### Source data
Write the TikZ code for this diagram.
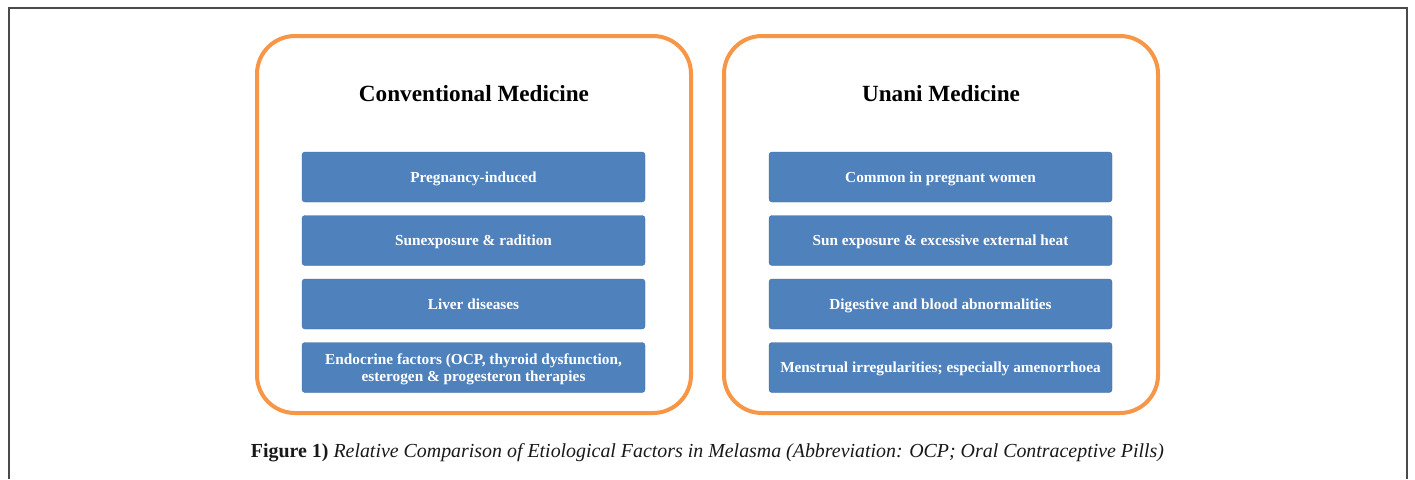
\documentclass[tikz,border=0pt]{standalone}
\usepackage{fontspec}
\setmainfont{Liberation Serif}
\definecolor{frameg}{HTML}{4A4A4A}
\definecolor{orng}{HTML}{F79646}
\definecolor{blu}{HTML}{4F81BD}
\tikzset{
  panel/.style={draw=orng, line width=4pt, rounded corners=38pt, fill=white},
  factor/.style={fill=blu, draw=blu!85!black, line width=0.4pt, rounded corners=3pt, text=white,
    font=\fontsize{15.3}{16.5}\selectfont\bfseries, align=center, minimum width=343pt, minimum height=50pt,
    inner sep=0pt, text depth=0pt},
  ttl/.style={font=\fontsize{23.2}{25}\selectfont\bfseries, text=black},
}
\begin{document}
\begin{tikzpicture}[x=1pt,y=-1pt]
\useasboundingbox (0,0) rectangle (1415,479);
\fill[white] (0,0) rectangle (1415,479);
\draw[frameg, line width=2pt] (9,479) -- (9,8) -- (1407,8) -- (1407,479);
% panels
\draw[panel] (257,36) rectangle (691,413);
\draw[panel] (724,36) rectangle (1158,413);
\node[ttl] (t1) at (474,94) {Conventional Medicine};
\node[ttl] (t2) at (941,94) {Unani Medicine};
% left factors
\node[factor] (l1) at (473.5,177) {Pregnancy-induced};
\node[factor] (l2) at (473.5,240.5) {Sunexposure \& radition};
\node[factor] (l3) at (473.5,304) {Liver diseases};
\node[factor] (l4) at (473.5,367.5) {Endocrine factors (OCP, thyroid dysfunction,\\esterogen \& progesteron therapies};
% right factors
\node[factor] (r1) at (940.5,177) {Common in pregnant women};
\node[factor] (r2) at (940.5,240.5) {Sun exposure \& excessive external heat};
\node[factor] (r3) at (940.5,304) {Digestive and blood abnormalities};
\node[factor] (r4) at (940.5,367.5) {Menstrual irregularities; especially amenorrhoea};
% caption
\node[font=\fontsize{19.9}{22}\selectfont, text=black!90] (cap) at (707.5,452.5)
  {\textbf{Figure 1)} \textit{Relative Comparison of Etiological Factors in Melasma (Abbreviation: OCP; Oral Contraceptive Pills)}};
\end{tikzpicture}
\end{document}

### Instructions to follow
Return the whole listing, word for word, and leave out every picture.

### Output of the task
Write the TikZ code for this diagram.
\documentclass[tikz,border=0pt]{standalone}
\usepackage{fontspec}
\setmainfont{Liberation Serif}
\definecolor{frameg}{HTML}{4A4A4A}
\definecolor{orng}{HTML}{F79646}
\definecolor{blu}{HTML}{4F81BD}
\tikzset{
  panel/.style={draw=orng, line width=4pt, rounded corners=38pt, fill=white},
  factor/.style={fill=blu, draw=blu!85!black, line width=0.4pt, rounded corners=3pt, text=white,
    font=\fontsize{15.3}{16.5}\selectfont\bfseries, align=center, minimum width=343pt, minimum height=50pt,
    inner sep=0pt, text depth=0pt},
  ttl/.style={font=\fontsize{23.2}{25}\selectfont\bfseries, text=black},
}
\begin{document}
\begin{tikzpicture}[x=1pt,y=-1pt]
\useasboundingbox (0,0) rectangle (1415,479);
\fill[white] (0,0) rectangle (1415,479);
\draw[frameg, line width=2pt] (9,479) -- (9,8) -- (1407,8) -- (1407,479);
% panels
\draw[panel] (257,36) rectangle (691,413);
\draw[panel] (724,36) rectangle (1158,413);
\node[ttl] (t1) at (474,94) {Conventional Medicine};
\node[ttl] (t2) at (941,94) {Unani Medicine};
% left factors
\node[factor] (l1) at (473.5,177) {Pregnancy-induced};
\node[factor] (l2) at (473.5,240.5) {Sunexposure \& radition};
\node[factor] (l3) at (473.5,304) {Liver diseases};
\node[factor] (l4) at (473.5,367.5) {Endocrine factors (OCP, thyroid dysfunction,\\esterogen \& progesteron therapies};
% right factors
\node[factor] (r1) at (940.5,177) {Common in pregnant women};
\node[factor] (r2) at (940.5,240.5) {Sun exposure \& excessive external heat};
\node[factor] (r3) at (940.5,304) {Digestive and blood abnormalities};
\node[factor] (r4) at (940.5,367.5) {Menstrual irregularities; especially amenorrhoea};
% caption
\node[font=\fontsize{19.9}{22}\selectfont, text=black!90] (cap) at (707.5,452.5)
  {\textbf{Figure 1)} \textit{Relative Comparison of Etiological Factors in Melasma (Abbreviation: OCP; Oral Contraceptive Pills)}};
\end{tikzpicture}
\end{document}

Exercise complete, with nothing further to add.